Solar Choices

FAQ Solar PV - We got answers!

Yes, solar PV systems will still generate electricity when there is daylight, so they will still function on overcast days in Ireland. In these conditions they will not be able to produce power at their maximum rated capacity (the figure in kilowatts (kW)), rather at some fraction of this figure. Solar panels will perform at their best in direct sunlight and therefore solar PV systems in Ireland will typically produce less than other, sunnier countries such as Spain. As mentioned above, a home solar PV system sized at 20 sq. m (~3kW) would generate around 2,600kWh of electricity a year if well-located, over 40% of the typical annual electricity demand of an Irish home.

Solar Panel work well on most roofs* facing South, South-East or South-West*. But solar panels will perform better and produce more electricity if they are South facing**, they can still perform at 80-85%** (compared to South facing) either facing due East or West.

* Remember, solar panels can also be ground mounted if there is not sufficient roof space or if the orientation is not favourable.

** It is important to look at shading in the area where you intend to install you solar panels, as shading has a negative effect on the amount of electricity that can be generated

The amount of electricity generated annually will depend on a range of factors including the hardware chosen, size of system, the geographical location and the direction in which the panels are installed. With the most common silicon solar panels typically 1 sq. m of panels will generate ~150W of power on a clear sunny day (that’s enough to power a laptop computer). A home solar PV system sized at 20 sq. m (~3kW) would generate around 2,600kWh of electricity a year if well-located, over 40% of the typical annual electricity demand of an Irish home.

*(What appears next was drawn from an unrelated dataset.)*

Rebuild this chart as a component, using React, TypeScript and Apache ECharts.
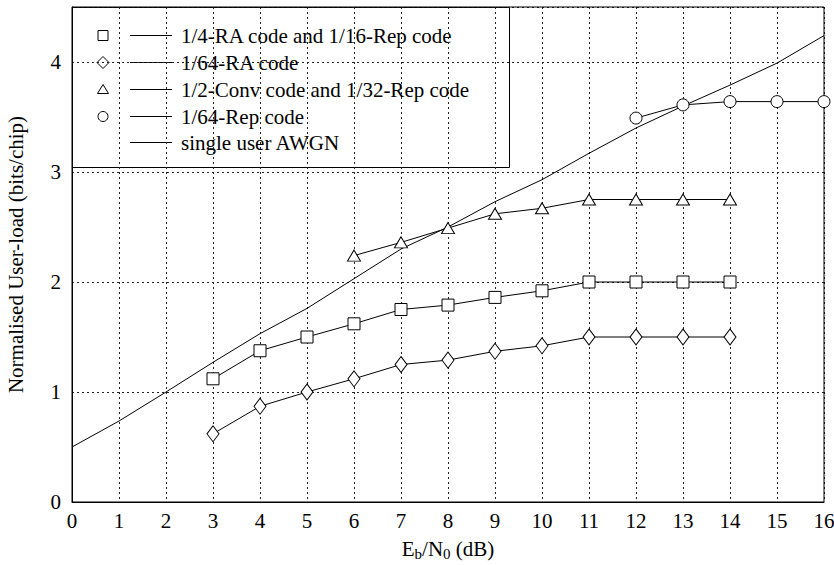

The cost of purchasing and installing solar panels has come down considerably over the last 10 years. The cost of a solar PV system depends on a range of factors including the hardware chosen, size of system, accessibility of the roof or site, and the installer used. Broadly speaking home PV systems should range from around €1,500 – €2,000 per kW installed (ex-VAT), but prices will vary depending on the factors mentioned above.

Residential: Solar PV systems installed in a domestic setting under 12 sq. m (and representing less than 50% of the total roof area) are exempt from planning. For larger installations it is advised to check your local Council planning department for guidance.

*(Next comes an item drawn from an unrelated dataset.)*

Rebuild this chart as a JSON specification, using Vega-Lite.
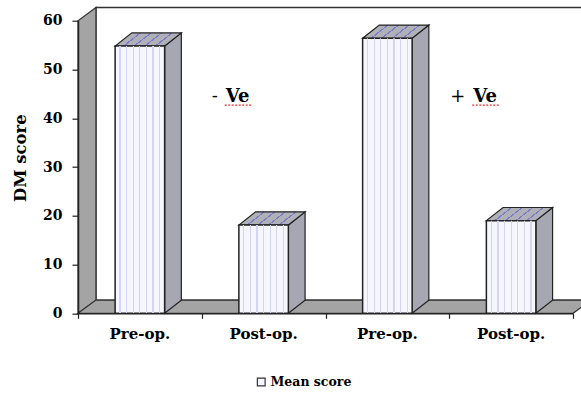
{
  "$schema": "https://vega.github.io/schema/vega-lite/v6.json",
  "width": 495,
  "height": 292.6,
  "autosize": {"type": "none"},
  "padding": {"left": 78, "top": 20.7, "right": 8, "bottom": 79.7},
  "background": "white",
  "config": {
    "view": {"stroke": null},
    "font": "DejaVu Serif",
    "text": {"font": "DejaVu Serif", "fontWeight": "bold", "color": "#000"}
  },
  "data": {
    "values": [
      {"group": "- Ve", "stage": "Pre-op.", "score": 54.8},
      {"group": "- Ve", "stage": "Post-op.", "score": 18.1},
      {"group": "+ Ve", "stage": "Pre-op.", "score": 56.4},
      {"group": "+ Ve", "stage": "Post-op.", "score": 19.0}
    ]
  },
  "transform": [{"window": [{"op": "row_number", "as": "i"}]}],
  "encoding": {
    "x": {
      "field": "px",
      "type": "quantitative",
      "scale": {"domain": [0, 4], "nice": false, "zero": false},
      "axis": {
        "values": [0, 1, 2, 3, 4],
        "labels": false,
        "title": null,
        "grid": false,
        "tickSize": 5,
        "tickColor": "#222",
        "tickWidth": 1.2,
        "domainColor": "#222",
        "domainWidth": 1.5,
        "zindex": 1
      }
    },
    "y": {
      "field": "py",
      "type": "quantitative",
      "scale": {"domain": [0, 60], "nice": false},
      "axis": {
        "values": [0, 10, 20, 30, 40, 50, 60],
        "title": "DM score",
        "grid": false,
        "tickSize": 6,
        "tickColor": "#222",
        "tickWidth": 1.2,
        "domainColor": "#222",
        "domainWidth": 1.5,
        "labelFont": "DejaVu Serif",
        "labelFontSize": 14,
        "labelFontWeight": "bold",
        "labelColor": "#000",
        "labelPadding": 10,
        "titleFont": "DejaVu Serif",
        "titleFontSize": 16.5,
        "titleFontWeight": "bold",
        "titleColor": "#000",
        "titleX": -50,
        "titleY": 137,
        "zindex": 1
      }
    },
    "y2": {"field": "py2"}
  },
  "layer": [
    {
      "transform": [
        {"aggregate": [{"op": "count", "as": "n"}]},
        {"calculate": "0.145", "as": "px"},
        {"calculate": "4.145", "as": "px2"},
        {"calculate": "2.7", "as": "py"},
        {"calculate": "62.7", "as": "py2"}
      ],
      "mark": {"type": "rect", "fill": "white", "stroke": "#333", "strokeWidth": 1.5},
      "encoding": {"x2": {"field": "px2"}}
    },
    {
      "transform": [
        {"aggregate": [{"op": "count", "as": "n"}]},
        {"calculate": "[0, 1]", "as": "k"},
        {"flatten": ["k"]},
        {"calculate": "datum.k * 0.145", "as": "px"},
        {"calculate": "datum.k * 2.7", "as": "py"},
        {"calculate": "60 + datum.k * 2.7", "as": "py2"}
      ],
      "mark": {"type": "area", "fill": "#a4a4a4", "stroke": "#333", "strokeWidth": 1.2, "opacity": 1}
    },
    {
      "transform": [
        {"aggregate": [{"op": "count", "as": "n"}]},
        {"calculate": "[0, 1, 2, 3]", "as": "k"},
        {"flatten": ["k"]},
        {"calculate": "[0, 0.145, 4, 4.145][datum.k]", "as": "px"},
        {"calculate": "[0, 0, 0, 2.7][datum.k]", "as": "py"},
        {"calculate": "[0, 2.7, 2.7, 2.7][datum.k]", "as": "py2"}
      ],
      "mark": {"type": "area", "fill": "#a4a4a4", "stroke": "#333", "strokeWidth": 1.2, "opacity": 1}
    },
    {
      "transform": [
        {"calculate": "[0, 1]", "as": "k"},
        {"flatten": ["k"]},
        {"calculate": "datum.i - 0.3 + datum.k * 0.135", "as": "px"},
        {"calculate": "datum.k * 2.7", "as": "py"},
        {"calculate": "datum.score + datum.k * 2.7", "as": "py2"}
      ],
      "mark": {"type": "area", "fill": "#a7a7b4", "stroke": "#222", "strokeWidth": 1.2, "opacity": 1},
      "encoding": {"detail": {"field": "i"}}
    },
    {
      "transform": [
        {"calculate": "[0, 1, 2, 3]", "as": "k"},
        {"flatten": ["k"]},
        {"calculate": "[datum.i - 0.7, datum.i - 0.565, datum.i - 0.3, datum.i - 0.165][datum.k]", "as": "px"},
        {"calculate": "datum.score + [0, 0, 0, 2.7][datum.k]", "as": "py"},
        {"calculate": "datum.score + [0, 2.7, 2.7, 2.7][datum.k]", "as": "py2"}
      ],
      "mark": {
        "type": "area",
        "stroke": "#222",
        "strokeWidth": 1.2,
        "opacity": 1,
        "fill": {
          "gradient": "linear",
          "x1": 0, "y1": 0, "x2": 1, "y2": 0.254,
          "stops": [
            {"offset": 0, "color": "#b0b0b8"},
            {"offset": 0.345, "color": "#b0b0b8"},
            {"offset": 0.345, "color": "#7c7cc6"},
            {"offset": 0.372, "color": "#7c7cc6"},
            {"offset": 0.372, "color": "#b0b0b8"},
            {"offset": 0.495, "color": "#b0b0b8"},
            {"offset": 0.495, "color": "#7c7cc6"},
            {"offset": 0.522, "color": "#7c7cc6"},
            {"offset": 0.522, "color": "#b0b0b8"},
            {"offset": 0.645, "color": "#b0b0b8"},
            {"offset": 0.645, "color": "#7c7cc6"},
            {"offset": 0.672, "color": "#7c7cc6"},
            {"offset": 0.672, "color": "#b0b0b8"},
            {"offset": 0.795, "color": "#b0b0b8"},
            {"offset": 0.795, "color": "#7c7cc6"},
            {"offset": 0.822, "color": "#7c7cc6"},
            {"offset": 0.822, "color": "#b0b0b8"},
            {"offset": 1, "color": "#b0b0b8"}
          ]
        }
      },
      "encoding": {"detail": {"field": "i"}}
    },
    {
      "transform": [
        {"calculate": "datum.i - 0.7", "as": "px"},
        {"calculate": "datum.i - 0.3", "as": "px2"},
        {"calculate": "0", "as": "py"},
        {"calculate": "datum.score", "as": "py2"}
      ],
      "mark": {"type": "rect", "stroke": "#222", "strokeWidth": 1.5},
      "encoding": {
        "x2": {"field": "px2"},
        "fill": {
          "datum": "Mean score",
          "type": "nominal",
          "scale": {"range": ["#f6f6ff"]},
          "legend": {
            "orient": "none",
            "legendX": 177,
            "legendY": 355,
            "title": null,
            "padding": 0,
            "symbolType": "square",
            "symbolSize": 60,
            "symbolStrokeColor": "#333",
            "symbolStrokeWidth": 1.2,
            "labelFont": "DejaVu Serif",
            "labelFontSize": 12.5,
            "labelFontWeight": "bold",
            "labelColor": "#000",
            "labelOffset": 3
          }
        }
      }
    },
    {
      "transform": [
        {"calculate": "datum.i - 0.7", "as": "px"},
        {"calculate": "datum.i - 0.3", "as": "px2"},
        {"calculate": "0", "as": "py"},
        {"calculate": "datum.score", "as": "py2"}
      ],
      "mark": {
        "type": "rect",
        "fill": {
          "gradient": "linear",
          "x1": 0, "y1": 0, "x2": 1, "y2": 0,
          "stops": [
            {"offset": 0, "color": "rgba(255,255,255,0)"},
            {"offset": 0.088, "color": "rgba(255,255,255,0)"},
            {"offset": 0.088, "color": "#d4d4f4"},
            {"offset": 0.112, "color": "#d4d4f4"},
            {"offset": 0.112, "color": "rgba(255,255,255,0)"},
            {"offset": 0.221, "color": "rgba(255,255,255,0)"},
            {"offset": 0.221, "color": "#d4d4f4"},
            {"offset": 0.245, "color": "#d4d4f4"},
            {"offset": 0.245, "color": "rgba(255,255,255,0)"},
            {"offset": 0.355, "color": "rgba(255,255,255,0)"},
            {"offset": 0.355, "color": "#d4d4f4"},
            {"offset": 0.379, "color": "#d4d4f4"},
            {"offset": 0.379, "color": "rgba(255,255,255,0)"},
            {"offset": 0.488, "color": "rgba(255,255,255,0)"},
            {"offset": 0.488, "color": "#d4d4f4"},
            {"offset": 0.512, "color": "#d4d4f4"},
            {"offset": 0.512, "color": "rgba(255,255,255,0)"},
            {"offset": 0.621, "color": "rgba(255,255,255,0)"},
            {"offset": 0.621, "color": "#d4d4f4"},
            {"offset": 0.645, "color": "#d4d4f4"},
            {"offset": 0.645, "color": "rgba(255,255,255,0)"},
            {"offset": 0.755, "color": "rgba(255,255,255,0)"},
            {"offset": 0.755, "color": "#d4d4f4"},
            {"offset": 0.779, "color": "#d4d4f4"},
            {"offset": 0.779, "color": "rgba(255,255,255,0)"},
            {"offset": 0.888, "color": "rgba(255,255,255,0)"},
            {"offset": 0.888, "color": "#d4d4f4"},
            {"offset": 0.912, "color": "#d4d4f4"},
            {"offset": 0.912, "color": "rgba(255,255,255,0)"},
            {"offset": 1, "color": "rgba(255,255,255,0)"}
          ]
        }
      },
      "encoding": {"x2": {"field": "px2"}}
    },
    {
      "transform": [
        {"calculate": "datum.i - 0.5", "as": "px"},
        {"calculate": "0", "as": "py"},
        {"calculate": "0", "as": "py2"}
      ],
      "mark": {"type": "text", "fontSize": 15, "dy": 26, "baseline": "alphabetic", "align": "center"},
      "encoding": {"text": {"field": "stage"}}
    },
    {
      "transform": [
        {"aggregate": [{"op": "min", "field": "i", "as": "first"}], "groupby": ["group"]},
        {"calculate": "datum.first", "as": "px"},
        {"calculate": "43.4", "as": "py"},
        {"calculate": "43.4", "as": "py2"},
        {"calculate": "split(datum.group, ' ')[0]", "as": "sign"},
        {"calculate": "split(datum.group, ' ')[1]", "as": "word"}
      ],
      "layer": [
        {
          "mark": {"type": "text", "fontSize": 18, "fontWeight": "normal", "dx": 16, "baseline": "alphabetic", "align": "right"},
          "encoding": {"text": {"field": "sign"}}
        },
        {
          "mark": {"type": "text", "fontSize": 18, "dx": 24, "baseline": "alphabetic", "align": "left"},
          "encoding": {"text": {"field": "word"}}
        },
        {
          "mark": {
            "type": "rule",
            "color": "#e03030",
            "strokeWidth": 1.3,
            "strokeDash": [2, 1.5],
            "xOffset": 23,
            "x2Offset": 51,
            "yOffset": 3.5,
            "y2Offset": 3.5
          },
          "encoding": {"x2": {"field": "px"}}
        }
      ]
    }
  ]
}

Commercial/Agricultural: Larger solar PV systems in a business or industrial setting will typically require planning permission. Solar PV systems installed in such a setting under 50 sq. m (and representing less than 50% of the total roof area) are exempt from planning. It is advised to check your local Council planning department for guidance.

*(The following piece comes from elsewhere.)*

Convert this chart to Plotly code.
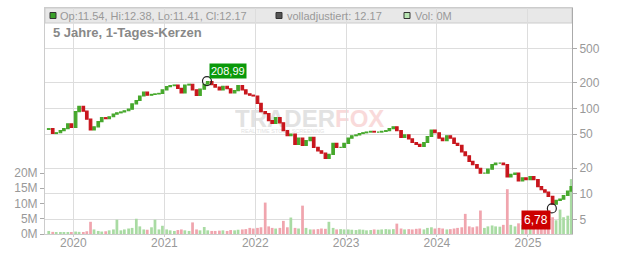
import base64
import math
import pandas as pd
import plotly.graph_objects as go

# ---------------- data ----------------
# semi-monthly closes (10th and 24th of each month)
close_2019 = [58, 51, 52, 55, 58, 66, 60]
close_2020 = [92, 106, 93, 75, 56, 61, 70, 78, 76, 80, 86, 89, 91, 94, 98, 113, 124, 140, 155, 143, 146, 148, 150, 165]
close_2021 = [180, 185, 188, 172, 152, 188, 192, 165, 142, 168, 192, 206, 190, 178, 165, 182, 170, 152, 162, 185, 165, 148, 143, 140]
close_2022 = [115, 92, 87, 72, 67, 78, 68, 55, 48, 50, 38, 45, 37, 42, 46, 35, 32, 30, 26, 29, 39, 35, 35, 39]
close_2023 = [45, 48, 49, 51, 52, 53, 54, 53, 53, 54, 55, 58, 61, 55, 46, 49, 44, 40, 38, 36, 40, 47, 56, 52]
close_2024 = [45, 42, 48, 45, 39, 37, 31, 28, 24, 22, 20, 17.5, 17.5, 19.5, 22, 23, 23, 22, 15.8, 17, 17.6, 14.2, 15.4, 14.7]
close_2025 = [16, 14.7, 12.2, 11.2, 10.5, 9.4, 7.6, 8.4, 8.7, 9.6, 10.8, 12.17]
first_open = 57

# volume in millions
vol_2019 = [1.0, 0.7, 0.6, 0.5, 0.6, 0.5, 0.6]
vol_2020 = [0.8, 0.7, 0.6, 0.9, 4.0, 1.5, 1.0, 0.8, 0.9, 1.2, 1.5, 4.7, 1.2, 1.5, 1.8, 2.0, 5.0, 2.5, 1.5, 1.4, 2.2, 4.7, 1.5, 2.7]
vol_2021 = [1.5, 1.2, 1.0, 1.3, 1.5, 1.2, 1.0, 3.8, 1.5, 1.2, 2.3, 1.2, 1.0, 1.0, 1.1, 1.2, 1.0, 1.3, 1.2, 1.4, 1.5, 1.6, 2.0, 1.8]
vol_2022 = [2.0, 2.2, 10.3, 2.5, 2.0, 1.8, 2.0, 4.3, 2.2, 5.4, 2.0, 1.8, 9.3, 2.0, 1.5, 1.5, 1.6, 1.8, 1.7, 4.0, 2.0, 1.5, 1.6, 1.5]
vol_2023 = [1.5, 1.4, 1.3, 1.5, 1.4, 1.2, 1.3, 1.5, 1.4, 1.5, 1.6, 1.5, 1.6, 3.4, 1.8, 1.5, 1.6, 1.5, 1.7, 1.8, 1.5, 2.0, 2.2, 1.8]
vol_2024 = [2.0, 1.8, 1.5, 1.6, 1.8, 2.0, 2.2, 6.6, 2.5, 2.2, 2.5, 7.7, 2.0, 2.5, 2.8, 2.5, 2.4, 3.0, 14.7, 3.0, 2.5, 3.5, 3.0, 2.8]
vol_2025 = [3.5, 3.0, 3.5, 4.0, 4.5, 5.0, 5.5, 4.5, 8.0, 5.5, 6.0, 18.0]

peak_date, peak_value, peak_label = "2021-06-21", 208.99, "208,99"
low_date, low_value, low_label = "2025-04-07", 6.78, "6,78"

year_ticks = ["2020", "2021", "2022", "2023", "2024", "2025"]
price_ticks = [5, 10, 20, 50, 100, 200, 500]
vol_ticks = [0, 5, 10, 15, 20]

header_ohlc = "Op:11.54, Hi:12.38, Lo:11.41, Cl:12.17"
header_adj = "volladjustiert: 12.17"
header_vol = "Vol: 0M"
title_text = "5 Jahre, 1-Tages-Kerzen"

# ---------------- build ----------------
closes = close_2019 + close_2020 + close_2021 + close_2022 + close_2023 + close_2024 + close_2025
vols = vol_2019 + vol_2020 + vol_2021 + vol_2022 + vol_2023 + vol_2024 + vol_2025
dates = list(pd.date_range("2019-09-15", "2025-06-15", freq="SMS") + pd.Timedelta(days=9))
n = min(len(dates), len(closes), len(vols))
dates, closes, vols = dates[:n], closes[:n], vols[:n]
opens = [first_open] + closes[:-1]

UP, DOWN = "#46a82c", "#c8161d"
VUP, VDOWN = "#a9dba3", "#f0a5ae"
is_up = [c >= o for o, c in zip(opens, closes)]
vcolors = [VUP if u else VDOWN for u in is_up]

W, H = 632, 253
L, R, T, B = 45, 60, 8, 19
PW, PH = W - L - R, H - T - B
def px(x):
    return (x - L) / PW
def py(y):
    return (H - B - y) / PH

FONT = "Liberation Sans, Arial, sans-serif"
GRAY = "#999999"
DAY = 86400000

fig = go.Figure()
fig.add_trace(go.Bar(x=dates, y=[v * 1e6 for v in vols], marker=dict(color=vcolors, line=dict(width=0)),
                     width=11 * DAY, xaxis="x", yaxis="y", showlegend=False, hoverinfo="skip"))
# candle bodies (open -> close) as bars on the log price axis
for up, col in ((True, UP), (False, DOWN)):
    xs = [d for d, u in zip(dates, is_up) if u == up]
    lo = [min(o, c) for o, c, u in zip(opens, closes, is_up) if u == up]
    hi = [max(o, c) for o, c, u in zip(opens, closes, is_up) if u == up]
    fig.add_trace(go.Bar(x=xs, base=lo, y=[h - l for h, l in zip(hi, lo)], width=10 * DAY,
                         marker=dict(color=col, line=dict(color=col, width=1.2)),
                         xaxis="x", yaxis="y2", showlegend=False, hoverinfo="skip"))
fig.add_trace(go.Scatter(x=[peak_date, low_date], y=[peak_value, low_value], mode="markers",
                         marker=dict(symbol="circle-open", size=9, color="#222", line=dict(width=1.2)),
                         xaxis="x", yaxis="y2", showlegend=False, hoverinfo="skip"))

svg = ('<svg xmlns="http://www.w3.org/2000/svg" width="150" height="30" viewBox="0 0 150 30">'
       '<text x="0" y="19" font-family="Liberation Sans, Arial" font-weight="bold" font-size="24" fill="#e2e2e2">'
       'TRADER<tspan fill="#f9dada">FOX</tspan></text>'
       '<text x="6" y="24.5" font-family="Liberation Sans, Arial" font-size="5.5" fill="#e2e2e2">REAL TIME STOCK SCREENING</text>'
       '</svg>')
src = "data:image/svg+xml;base64," + base64.b64encode(svg.encode()).decode()

shapes = [
    dict(type="rect", xref="paper", yref="paper", x0=0, x1=1, y0=py(23), y1=1,
         fillcolor="#e8e8e8", line=dict(color="#cccccc", width=1), layer="below"),
    dict(type="rect", xref="paper", yref="paper", x0=px(50), x1=px(56), y0=py(18.5), y1=py(12.5),
         fillcolor="#3aa02a", line=dict(color="#333", width=1)),
    dict(type="rect", xref="paper", yref="paper", x0=px(276), x1=px(282), y0=py(18.5), y1=py(12.5),
         fillcolor="#555555", line=dict(color="#333", width=1)),
    dict(type="rect", xref="paper", yref="paper", x0=px(404), x1=px(410), y0=py(18.5), y1=py(12.5),
         fillcolor="#b8e4b2", line=dict(color="#333", width=1)),
]

def hdr(text, x):
    return dict(text=text, xref="paper", yref="paper", x=px(x), y=py(15.5), xanchor="left", yanchor="middle",
                showarrow=False, font=dict(family=FONT, size=11, color=GRAY))

annotations = [
    hdr(header_ohlc, 57.5), hdr(header_adj, 284.5), hdr(header_vol, 412.5),
    dict(text="<b>" + title_text + "</b>", xref="paper", yref="paper", x=px(51), y=py(33),
         xanchor="left", yanchor="middle", showarrow=False, font=dict(family=FONT, size=13, color="#888888")),
    dict(text=peak_label, x=peak_date, y=math.log10(peak_value), xref="x", yref="y2", xanchor="left", yanchor="bottom",
         xshift=2, yshift=2, showarrow=False, bgcolor="#0a990a", borderpad=1,
         font=dict(family=FONT, size=11, color="white")),
    dict(text=low_label, x=low_date, y=math.log10(low_value), xref="x", yref="y2", xanchor="right", yanchor="top",
         xshift=-1, yshift=-2, showarrow=False, bgcolor="#cc0000", borderpad=2,
         font=dict(family=FONT, size=12, color="white")),
]

axfont = dict(family=FONT, size=12, color=GRAY)
fig.update_layout(
    width=W, height=H, margin=dict(l=L, r=R, t=T, b=B, autoexpand=False),
    paper_bgcolor="white", plot_bgcolor="white", showlegend=False, barmode="overlay",
    font=dict(family=FONT),
    shapes=shapes, annotations=annotations,
    images=[dict(source=src, xref="paper", yref="paper", x=px(235), y=py(108), sizex=150 / PW, sizey=30 / PH,
                 xanchor="left", yanchor="top", sizing="stretch", layer="below")],
    xaxis=dict(type="date", range=["2019-09-09", "2025-06-27"], rangeslider=dict(visible=False),
               tickvals=[y + "-01-01" for y in year_ticks], ticktext=year_ticks, automargin=False,
               showgrid=True, gridcolor="#dddddd", gridwidth=1, zeroline=False,
               ticks="outside", ticklen=2, tickcolor="#cccccc", tickfont=axfont, ticklabelstandoff=-4,
               showline=True, linecolor="#cccccc", mirror=True),
    yaxis=dict(range=[0, 74.1e6], side="left", tickvals=[v * 1e6 for v in vol_ticks], automargin=False,
               ticktext=[f"{v}M" for v in vol_ticks], showgrid=False, zeroline=False,
               ticks="outside", ticklen=4, tickcolor="#aaaaaa", tickfont=axfont,
               showline=True, linecolor="#cccccc"),
    yaxis2=dict(type="log", range=[0.532, 3.175], overlaying="y", side="right", automargin=False,
                tickvals=price_ticks, ticktext=[str(v) for v in price_ticks],
                showgrid=True, gridcolor="#dddddd", gridwidth=1, zeroline=False,
                ticks="outside", ticklen=4, tickcolor="#aaaaaa", tickfont=axfont,
                showline=True, linecolor="#aaaaaa"),
)

fig.write_html("out.html")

PV systems are low-maintenance, but not zero maintenance. The most important aspect is to monitor the performance of your system regularly. This could simply be a routine check of your inverter to see that the system is operational, and that the energy meter is increasing each day.

The solar panels themselves are extremely robust, but consideration should be given to cleaning them to maintain their performance. It is recommended that your Solar Panels are checked and serviced every 2 years. We offer a standard service and maintenance package.

Solar PV systems have a very long life span, as there are hardly any moving parts (only in the inverter). The inverter should last for over 10 years, and you should expect the panels to last for at least 25 years.

There is currently no obligation for energy suppliers to pay their customers for the electricity they generate with their solar panels (sometimes known as a ‘Feed-in-tariff’). It is up to energy suppliers to decide whether they wish to offer such a scheme to customers.

Most domestic Solar PV system installations take on average no more than a day and will cause minimal disruption. In general, the day looks like: erecting scaffolding, preparing the roof and mounting the panels. Install the inverter, finally carrying out the internal wiring.